Plotting code records
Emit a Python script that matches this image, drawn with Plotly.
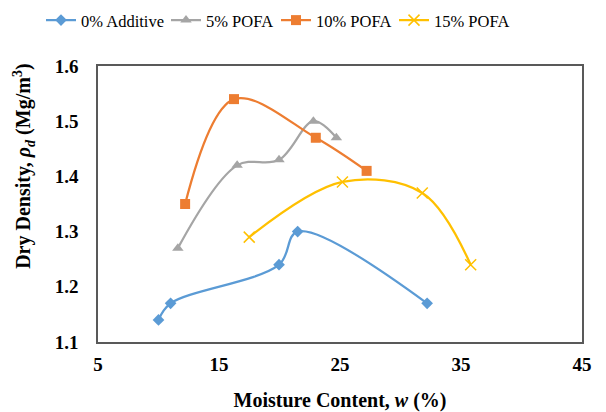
import plotly.graph_objects as go

names = ["0% Additive", "5% POFA", "10% POFA", "15% POFA"]
x0 = [10.0, 11.0, 19.96, 21.5, 32.2]
y0 = [1.14, 1.17, 1.24, 1.30, 1.17]
x5 = [11.6, 16.5, 19.96, 22.8, 24.7]
y5 = [1.27, 1.42, 1.43, 1.50, 1.47]
x10 = [12.2, 16.24, 23.0, 27.2]
y10 = [1.35, 1.54, 1.47, 1.41]
x15 = [17.5, 25.2, 31.8, 35.8]
y15 = [1.29, 1.39, 1.37, 1.24]
colors = ["#5B9BD5", "#A5A5A5", "#ED7D31", "#FFC000"]
symbols = ["diamond", "triangle-up", "square", "x-thin"]
x_ticks = [5, 15, 25, 35, 45]
y_ticks = [1.1, 1.2, 1.3, 1.4, 1.5, 1.6]

FONT = "Liberation Serif, Times New Roman, serif"
fig = go.Figure()
series = [(x0, y0), (x5, y5), (x10, y10), (x15, y15)]
sizes = [9, 10, 10, 11]
legend_ids = ["legend", "legend2", "legend3", "legend4"]
legend_x = [41, 166, 276, 394]
for i, (xs, ys) in enumerate(series):
    marker = dict(symbol=symbols[i], size=sizes[i], color=colors[i])
    if symbols[i] == "x-thin":
        marker["line"] = dict(color=colors[i], width=1.5)
    fig.add_trace(go.Scatter(
        x=xs, y=ys, name=names[i], mode="lines+markers", legend=legend_ids[i],
        line=dict(color=colors[i], width=2.25, shape="spline", smoothing=1.0),
        marker=marker,
    ))

legends = {}
for i, lid in enumerate(legend_ids):
    legends[lid] = dict(orientation="h", x=legend_x[i] / 606, xref="container",
                        xanchor="left", y=0.993, yref="container", yanchor="top",
                        font=dict(size=16.5, family=FONT), itemwidth=30,
                        bgcolor="rgba(0,0,0,0)")

fig.update_layout(
    width=606, height=412,
    margin=dict(l=98, r=24, t=66, b=70, autoexpand=False),
    paper_bgcolor="white", plot_bgcolor="white",
    font=dict(family=FONT, color="black"),
    showlegend=True,
    xaxis=dict(range=[5, 45], tickvals=x_ticks, showgrid=False, zeroline=False,
               showline=True, linecolor="#595959", linewidth=1.5, mirror=True,
               ticks="", ticklabelstandoff=4, automargin=False,
               tickfont=dict(size=19, family=FONT, weight="bold"),
               title=dict(text="<b>Moisture Content, <i>w</i> (%)</b>",
                          font=dict(size=20, family=FONT), standoff=20)),
    yaxis=dict(range=[1.1, 1.6], tickvals=y_ticks, tickformat=".1f", showgrid=False,
               zeroline=False, showline=True, linecolor="#595959", linewidth=1.5,
               mirror=True, ticks="", ticklabelstandoff=14, automargin=False,
               tickfont=dict(size=19, family=FONT, weight="bold")),
    annotations=[dict(
        text="<b>Dry Density, <i>ρ<sub>d</sub></i> (Mg/m<sup>3</sup>)</b>",
        xref="paper", yref="paper", x=-0.153, y=0.638, textangle=-90,
        showarrow=False, font=dict(size=20, family=FONT),
        xanchor="center", yanchor="middle")],
    **legends,
)
fig.write_html("out.html", config={"displayModeBar": False},
               post_script="document.body.style.margin='0';document.body.style.padding='0';")
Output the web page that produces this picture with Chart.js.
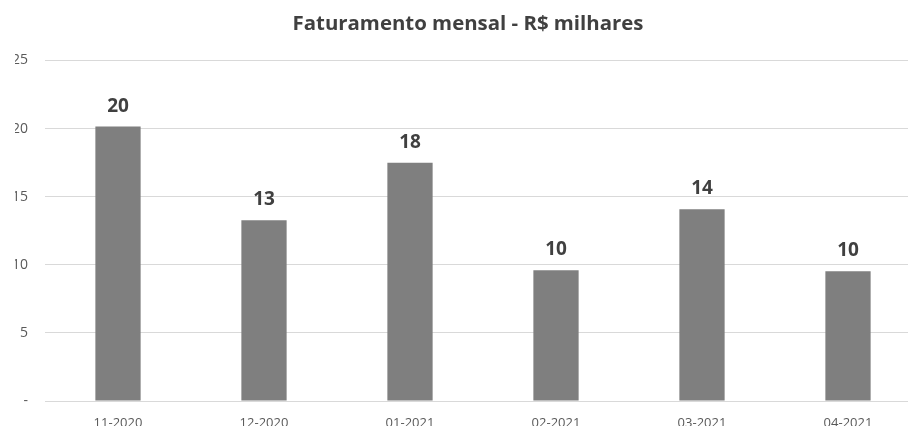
<!DOCTYPE html>
<html>
<head>
<meta charset="utf-8">
<script src="https://cdn.jsdelivr.net/npm/chart.js@4.4.0/dist/chart.umd.min.js"></script>
<style>
  html, body { margin:0; padding:0; background:#fff; overflow:hidden; }
  #wrap { width:936px; height:440px; }
</style>
</head>
<body>
<div id="wrap"><canvas id="c" width="936" height="440"></canvas></div>
<script>
// ── DATA ──────────────────────────────────────────────
const months  = ['11-2020', '12-2020', '01-2021', '02-2021', '03-2021', '04-2021'];
const revenue = [20.15, 13.27, 17.5, 9.6, 14.08, 9.53];
const yTicks  = [0, 5, 10, 15, 20, 25];

const FONT = "'Open Sans', sans-serif";

// value labels above bars
const barLabels = {
  id: 'barLabels',
  afterDatasetsDraw(chart) {
    const ctx = chart.ctx;
    const meta = chart.getDatasetMeta(0);
    ctx.save();
    ctx.font = `bold 19px ${FONT}`;
    ctx.fillStyle = '#404040';
    ctx.textAlign = 'center';
    ctx.textBaseline = 'alphabetic';
    meta.data.forEach((bar, i) => {
      ctx.fillText(String(Math.round(revenue[i])), bar.x, bar.y - 15);
    });
    ctx.restore();
  }
};

new Chart(document.getElementById('c').getContext('2d'), {
  type: 'bar',
  data: {
    labels: months,
    datasets: [{
      data: revenue, backgroundColor: '#7f7f7f', borderWidth: 0,
      barPercentage: 0.31, categoryPercentage: 1,
    }],
  },
  options: {
    responsive: false, animation: false,
    layout: { padding: { left: 15, right: 15, top: 0, bottom: 0 } },
    plugins: {
      legend: { display: false },
      tooltip: { enabled: false },
      title: {
        display: true, text: 'Faturamento mensal - R$ milhares',
        color: '#404040', font: { family: FONT, size: 20.4, weight: 'bold', lineHeight: 1.2 },
        padding: { top: 12, bottom: 24 },
      },
    },
    scales: {
      x: {
        grid: { display: false, drawTicks: false }, border: { display: false },
        ticks: { color: '#595959', font: { family: FONT, size: 13 }, padding: 14, maxRotation: 0 },
        afterFit: s => { s.height = 39; },
      },
      y: {
        min: 0, max: 25,
        afterBuildTicks: s => { s.ticks = yTicks.map(v => ({ value: v })); },
        grid: { color: '#d9d9d9', drawTicks: false }, border: { display: false },
        ticks: { color: '#595959', font: { family: FONT, size: 14 }, padding: 17,
                 callback: v => v === 0 ? '-' : v },
        afterFit: s => { s.width = 30; },
      },
    },
  },
  plugins: [barLabels],
});
</script>
</body>
</html>
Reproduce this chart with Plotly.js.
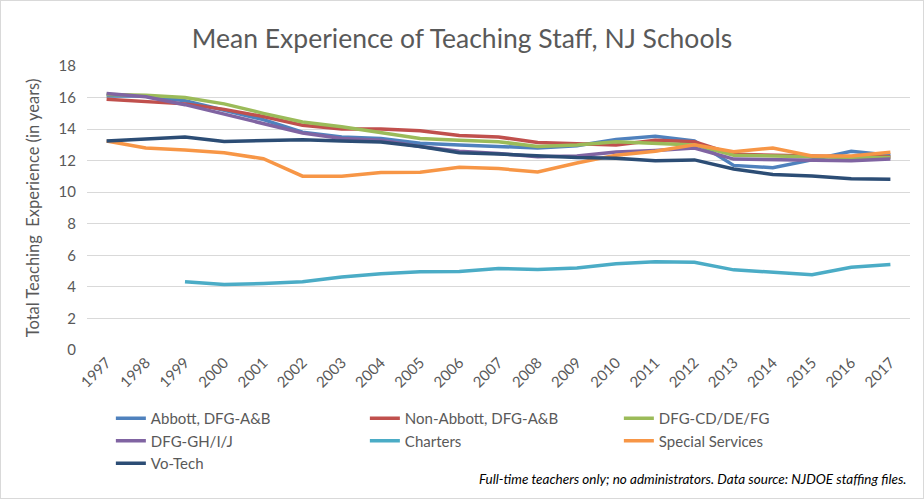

Work instructions: Identify and extract each line of the listing that contains "with".

Written answer:
Emit a Python script that matches this image, drawn with Plotly.
Output the web page that produces this picture with Chart.js.
Reproduce this chart with Plotly.js.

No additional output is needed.